I miss South Bend. I miss the river. I miss the asphalt sandpits, and the rundown neighborhoods, and the muddy woods. But most of all, I miss that isolation. That joyous liberation of being in a place no one would objectively choose to inhabit. I miss the power in that. The power of the city, standing firm and continuing to exist in the face of all the reasons why it should not exist. The power of the city, one of Indiana’s largest, but like Gary, closer to Chicago and Detroit in nature than to Indianapolis, making it technically a Hoosier town and yet simultaneously defiantly not a Hoosier town. The power of the city, having little place in the world, and yet carving one out in an oft-uninhabitable corner of this vast, vast country. And the power the city gave me, to choose its zero-gravity world now and then over the orbital forces of the university world with which my relationship was equal parts love, disappointment, and fatigue, and by choosing it—by choosing South Bend, even just now and then—to break myself from the orbit, and make moments in the orbit therefore chosen themselves, and therefore self-evidently worthy of my choice.

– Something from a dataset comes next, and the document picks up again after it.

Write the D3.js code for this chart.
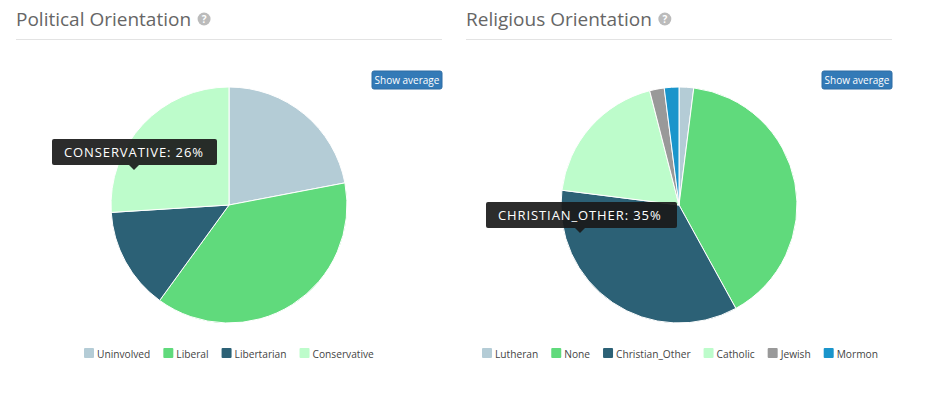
<!DOCTYPE html>
<html><head><meta charset="utf-8">
<script src="https://cdn.jsdelivr.net/npm/d3@7"></script>
<style>
body{margin:0;background:#fff;font-family:"Open Sans",sans-serif;}
</style></head>
<body><svg id="c" width="945" height="399"></svg>
<script>
const politicalLabels = ["Uninvolved","Liberal","Libertarian","Conservative"];
const politicalValues = [22,38,14,26];
const politicalColors = ["#b4ccd6","#60da7c","#2c6176","#bdfccb"];
const religiousLabels = ["Lutheran","None","Christian_Other","Catholic","Jewish","Mormon"];
const religiousValues = [2,40,35,19,2,2];
const religiousColors = ["#b4ccd6","#60da7c","#2c6176","#bdfccb","#999999","#1a95cb"];

const svg = d3.select("#c");

function panel(x0, title, labels, values, colors, legendX, tipIdx, tipBox) {
  const g = svg.append("g");
  const tt0 = g.append("text").attr("x", x0).attr("y", 26).attr("font-size", 19).attr("fill", "#666")
    .attr("font-family", "Open Sans").text(title);
  const helpX = x0 + tt0.node().getComputedTextLength() + 13;
  g.append("circle").attr("cx", helpX).attr("cy", 19).attr("r", 6.5).attr("fill", "#bbb");
  g.append("text").attr("x", helpX).attr("y", 23).attr("text-anchor", "middle").attr("font-size", 10)
    .attr("font-weight", "bold").attr("fill", "#fff").text("?");
  g.append("line").attr("x1", x0).attr("x2", x0 + 426).attr("y1", 39.5).attr("y2", 39.5)
    .attr("stroke", "#e3e3e3").attr("stroke-width", 1);
  // button
  g.append("rect").attr("x", x0 + 356).attr("y", 71).attr("width", 70).attr("height", 18).attr("rx", 2)
    .attr("fill", "#337ab7").attr("stroke", "#2e6da4");
  g.append("text").attr("x", x0 + 391).attr("y", 84).attr("text-anchor", "middle").attr("font-size", 10)
    .attr("fill", "#fff").text("Show average");

  const cx = x0 + 213, cy = 205, r = 118;
  const pie = d3.pie().sort(null).value(d => d)(values);
  const arc = d3.arc().innerRadius(0).outerRadius(r);
  g.append("g").attr("transform", `translate(${cx},${cy})`).selectAll("path").data(pie).join("path")
    .attr("d", arc).attr("fill", (d, i) => colors[i]).attr("stroke", "#fff").attr("stroke-width", 1);

  // legend
  const lg = g.append("g");
  let lx = legendX;
  labels.forEach((l, i) => {
    lg.append("rect").attr("x", lx).attr("y", 348).attr("width", 10).attr("height", 10).attr("rx", 1).attr("fill", colors[i]);
    const t = lg.append("text").attr("x", lx + 13).attr("y", 357.5).attr("font-size", 10.2).attr("fill", "#444").text(l);
    lx += 13 + t.node().getComputedTextLength() + 13;
  });

  // tooltip
  const tg = g.append("g");
  const txt = (labels[tipIdx].toUpperCase()) + ": " + values[tipIdx] + "%";
  tg.append("rect").attr("x", tipBox.x).attr("y", tipBox.y).attr("width", tipBox.w).attr("height", 26)
    .attr("fill", "#1a1a1a").attr("fill-opacity", 0.92).attr("rx", 2);
  tg.append("path").attr("d", `M${tipBox.ax - 5},${tipBox.y + 26} L${tipBox.ax},${tipBox.y + 31} L${tipBox.ax + 5},${tipBox.y + 26} Z`)
    .attr("fill", "#1a1a1a").attr("fill-opacity", 0.92);
  tg.append("text").attr("x", tipBox.x + 12).attr("y", tipBox.y + 18).attr("font-size", 13)
    .attr("letter-spacing", 0.9).attr("fill", "#fff").text(txt);
}

panel(16, "Political Orientation", politicalLabels, politicalValues, politicalColors, 84, 3, {x: 52, y: 139, w: 165, ax: 134});
panel(466, "Religious Orientation", religiousLabels, religiousValues, religiousColors, 482, 2, {x: 486, y: 202, w: 191, ax: 580});
</script></body></html>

There was a line one of the romantic poets said, or was attributed to have said, if I remember correctly from a senior-year class. I don’t think it came in a poem. But whether it was in or out of poetry, and whether it came from Byron or Keats or my own misinterpretation of something that professor said, the gist of it was that we all know the feeling of watching snow fall upon black water.

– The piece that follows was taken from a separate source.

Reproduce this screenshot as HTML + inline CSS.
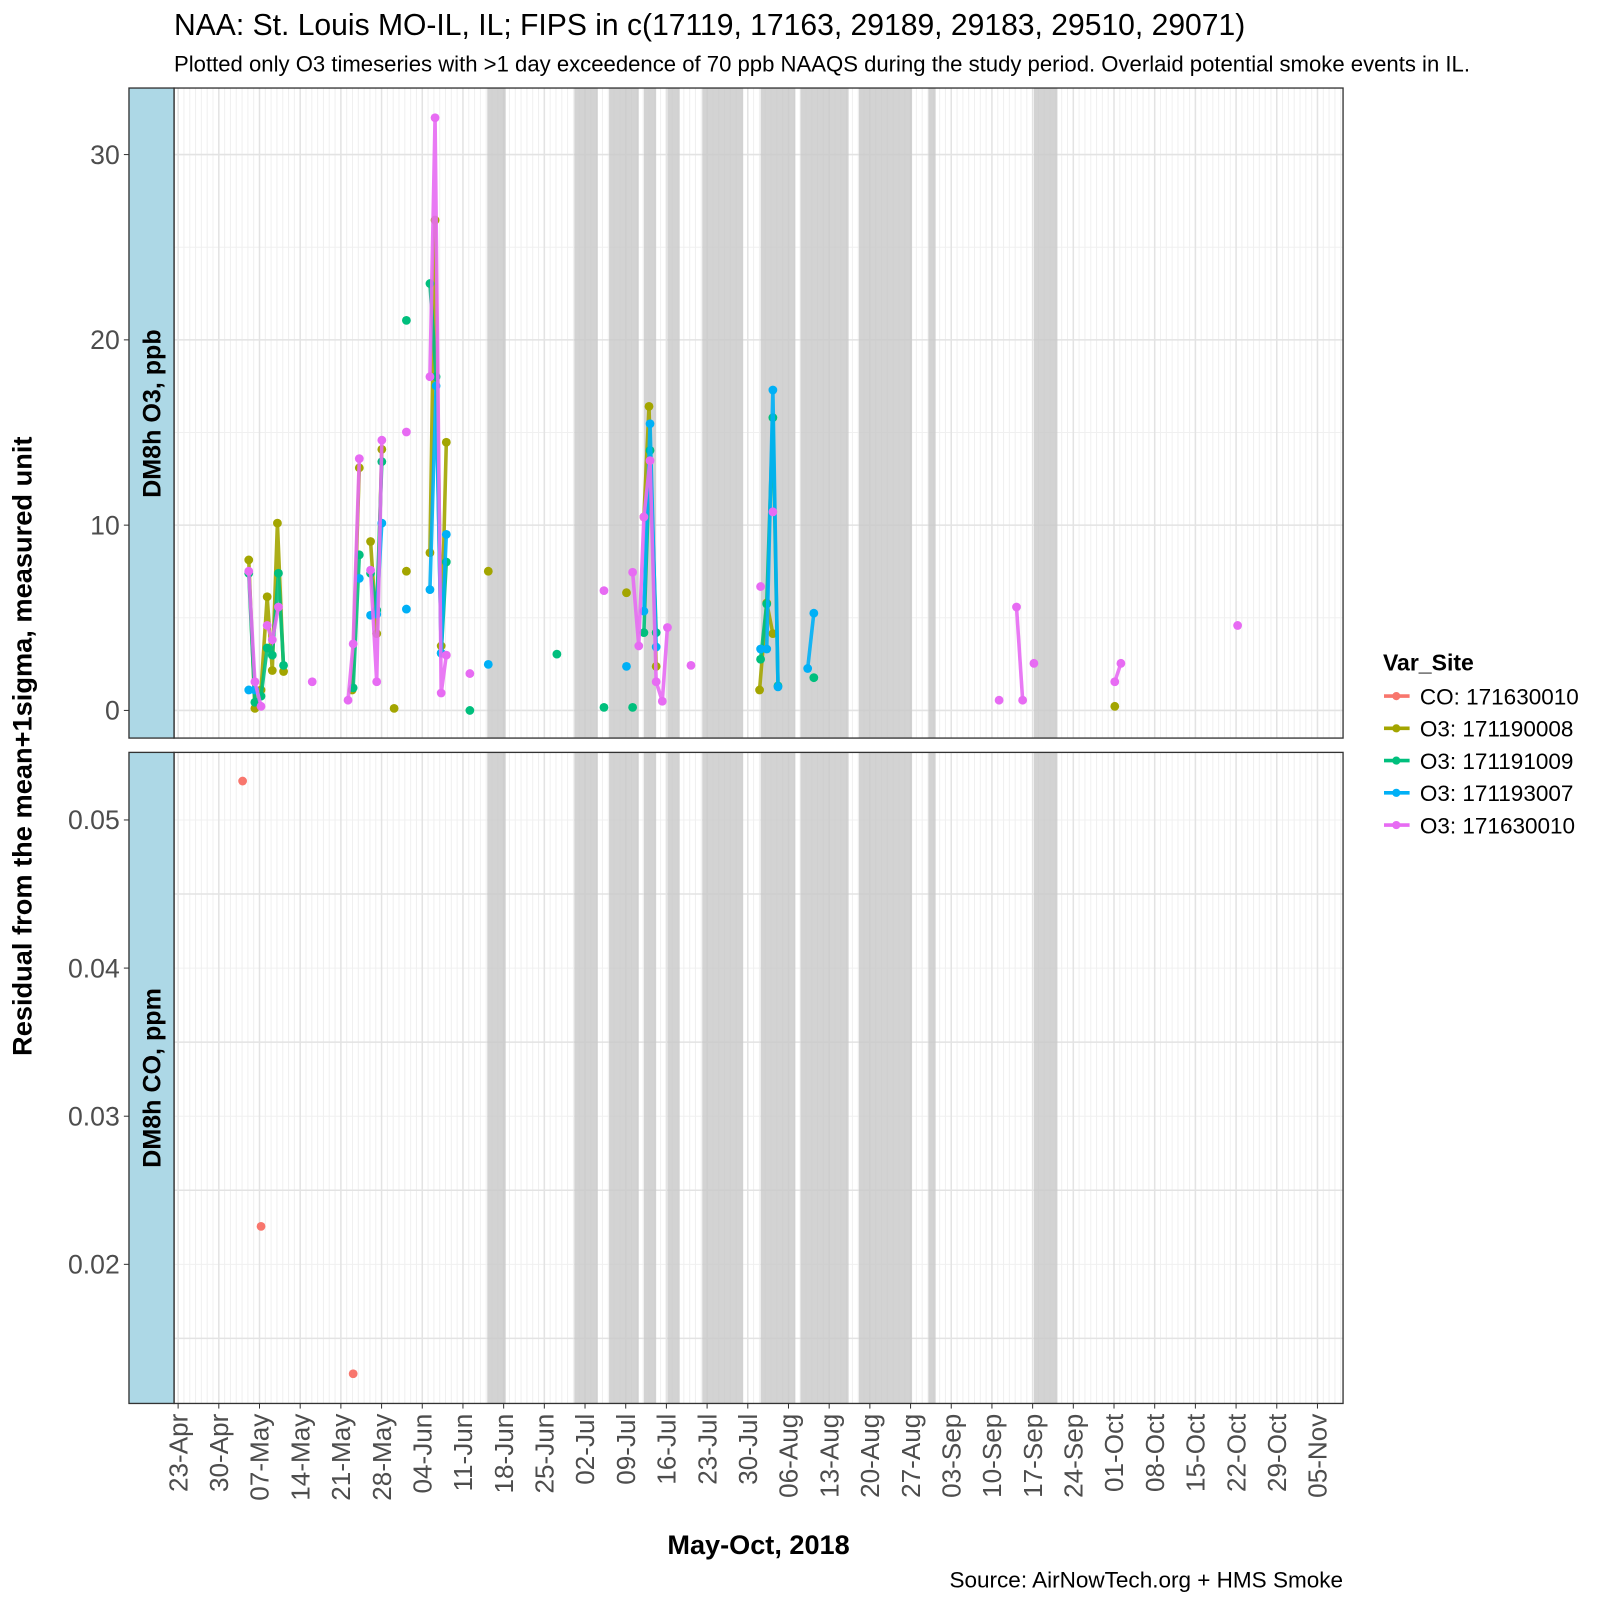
<!DOCTYPE html>
<html><head><meta charset="utf-8"><style>
body{margin:0;background:#fff}
svg text{font-family:"Liberation Sans",Arial,sans-serif}
</style></head><body>
<svg id="s" width="1600" height="1600" xmlns="http://www.w3.org/2000/svg">
<rect width="1600" height="1600" fill="#fff"/>
<g transform="scale(1.02367)">
<text x="170" y="34" font-size="29.4">NAA: St. Louis MO-IL, IL; FIPS in c(17119, 17163, 29189, 29183, 29510, 29071)</text>
<text x="170" y="70" font-size="21.6">Plotted only O3 timeseries with &gt;1 day exceedence of 70 ppb NAAQS during the study period. Overlaid potential smoke events in IL.</text>
<g id="g"></g>
<text x="741" y="1518" font-size="26.5" font-weight="bold" text-anchor="middle">May-Oct, 2018</text>
<text x="1312" y="1551" font-size="22" text-anchor="end">Source: AirNowTech.org + HMS Smoke</text>
<text transform="translate(31,729) rotate(-90)" font-size="26.6" font-weight="bold" text-anchor="middle">Residual from the mean+1sigma, measured unit</text>
<text x="1351" y="655" font-size="22.5" font-weight="bold">Var_Site</text>
</g>
</svg>
<script>
const g=document.getElementById('g');let h='';
const X0=170,X1=1312,P1=[86,721],P2=[735,1371];
const bands=[[476,494],[561,584],[595,624],[629,641],[652,664],[686,726],[743,777],[782,829],[839,891],[907,914],[1010,1033]];
const day=39.75/7;
function panel(T,B){
 for(let x=174-day*10;x<X1;x+=day){if(x>X0)h+=`<line x1="${x}" x2="${x}" y1="${T}" y2="${B}" stroke="#f0f0f0" stroke-width="1"/>`;}
}
panel(...P1);panel(...P2);
for(let v=-5;v<=35;v+=5){let y=694-18.1*v;if(y>P1[0]&&y<P1[1])h+=`<line x1="${X0}" x2="${X1}" y1="${y}" y2="${y}" stroke="${v%10?'#f0f0f0':'#e3e3e3'}" stroke-width="${v%10?1:1.5}"/>`;}
for(let k=0;k<10;k++){let v=0.01+k*0.005;let y=801-(v-0.05)*14470;if(y>P2[0]&&y<P2[1])h+=`<line x1="${X0}" x2="${X1}" y1="${y}" y2="${y}" stroke="${k%2?'#e3e3e3':'#f0f0f0'}" stroke-width="${k%2?1.5:1}"/>`;}
for(let k=0;k<29;k++){let x=174+39.75*k;[P1,P2].forEach(p=>h+=`<line x1="${x}" x2="${x}" y1="${p[0]}" y2="${p[1]}" stroke="#e3e3e3" stroke-width="1.5"/>`);}
bands.forEach(b=>[P1,P2].forEach(p=>h+=`<rect x="${b[0]}" y="${p[0]}" width="${b[1]-b[0]}" height="${p[1]-p[0]}" fill="#c8c8c8" opacity="0.8"/>`));
const S={
'#A3A500':[[[243,547],[249,692],[255,674],[261,583],[266,655],[271,511],[277,656]],[[344,674],[351,457]],[[362,529],[368,619],[373,439]],[[385,692]],[[397,558]],[[420,540],[425,215],[431,631],[436,432]],[[477,558]],[[612,579]],[[629,505],[634,397],[641,651]],[[742,674],[749,589],[755,619]],[[1089,690]]],
'#00BF7D':[[[243,560],[249,686],[255,680],[261,633],[266,640],[272,560],[277,650]],[[345,672],[351,542]],[[362,560],[368,596],[373,451]],[[397,313]],[[420,277],[426,368],[431,638],[436,549]],[[459,694]],[[544,639]],[[590,691]],[[618,691]],[[629,618],[635,440],[641,618]],[[743,644],[749,590],[755,408],[760,670]],[[795,662]]],
'#00B0F6':[[[243,674],[249,674]],[[351,565]],[[362,601],[368,600],[373,511]],[[397,595]],[[420,576],[426,377],[431,638],[436,522]],[[477,649]],[[612,651]],[[629,597],[635,414],[641,632]],[[743,634],[749,634],[755,381],[760,671]],[[789,653],[795,599]]],
'#E76BF3':[[[243,558],[249,666],[255,690]],[[261,611],[266,625],[272,593]],[[305,666]],[[340,684],[345,629],[351,448]],[[362,557],[368,666],[373,430]],[[397,422]],[[420,368],[425,115],[431,677],[436,640]],[[459,658]],[[590,577]],[[618,559],[624,631],[629,505],[635,450],[641,666],[647,685],[652,613]],[[675,650]],[[743,573]],[[755,500]],[[976,684]],[[993,593],[999,684]],[[1010,648]],[[1089,666],[1095,648]],[[1209,611]]]
};
for(const c in S){S[c].forEach(seg=>{if(seg.length>1)h+=`<polyline points="${seg.map(p=>p.join(',')).join(' ')}" fill="none" stroke="${c}" stroke-width="3.5" opacity="0.9"/>`;seg.forEach(p=>h+=`<circle cx="${p[0]}" cy="${p[1]}" r="4.3" fill="${c}"/>`);});}
[[237,763],[255,1198],[345,1342]].forEach(p=>h+=`<circle cx="${p[0]}" cy="${p[1]}" r="4.3" fill="#F8766D"/>`);
[P1,P2].forEach(p=>{h+=`<rect x="${X0}" y="${p[0]}" width="${X1-X0}" height="${p[1]-p[0]}" fill="none" stroke="#333" stroke-width="1.3"/>`;h+=`<rect x="126" y="${p[0]}" width="44" height="${p[1]-p[0]}" fill="#add8e6" stroke="#333" stroke-width="1.3"/>`;});
h+=`<text transform="translate(157,404) rotate(-90)" font-size="24.5" font-weight="bold" text-anchor="middle">DM8h O3, ppb</text>`;
h+=`<text transform="translate(157,1053) rotate(-90)" font-size="24.5" font-weight="bold" text-anchor="middle">DM8h CO, ppm</text>`;
[0,10,20,30].forEach(v=>{let y=694-18.1*v;h+=`<line x1="121" x2="126" y1="${y}" y2="${y}" stroke="#333"/><text x="117" y="${y+9}" font-size="26" fill="#4d4d4d" text-anchor="end">${v}</text>`;});
[0.02,0.03,0.04,0.05].forEach(v=>{let y=801-(v-0.05)*14470;h+=`<line x1="121" x2="126" y1="${y}" y2="${y}" stroke="#333"/><text x="117" y="${y+9}" font-size="26" fill="#4d4d4d" text-anchor="end">${v.toFixed(2)}</text>`;});
const labs=['23-Apr','30-Apr','07-May','14-May','21-May','28-May','04-Jun','11-Jun','18-Jun','25-Jun','02-Jul','09-Jul','16-Jul','23-Jul','30-Jul','06-Aug','13-Aug','20-Aug','27-Aug','03-Sep','10-Sep','17-Sep','24-Sep','01-Oct','08-Oct','15-Oct','22-Oct','29-Oct','05-Nov'];
labs.forEach((l,k)=>{let x=174+39.75*k;h+=`<line x1="${x}" x2="${x}" y1="1371" y2="1376" stroke="#333"/><text transform="translate(${x+9},1381) rotate(-90)" font-size="25.5" fill="#4d4d4d" text-anchor="end">${l}</text>`;});
const leg=[['#F8766D','CO: 171630010'],['#A3A500','O3: 171190008'],['#00BF7D','O3: 171191009'],['#00B0F6','O3: 171193007'],['#E76BF3','O3: 171630010']];
leg.forEach((e,i)=>{let y=680+31.5*i;h+=`<line x1="1352" x2="1377" y1="${y}" y2="${y}" stroke="${e[0]}" stroke-width="3.5"/><circle cx="1364" cy="${y}" r="4" fill="${e[0]}"/><text x="1387" y="${y+8}" font-size="22">${e[1]}</text>`;});
g.innerHTML=h;
</script>
</body></html>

I don’t know if that line is true for you, reading this. But I believe I know that feeling of which the poet spoke. I think this was the feeling South Bend gave me in those winter and spring months, and I think the feeling was this: an awareness, from the swallowing black, of the fleetingness of everything; a consciousness of how little anything, then, mattered; and a comfort, at last, in how beautiful it all still is, anyway.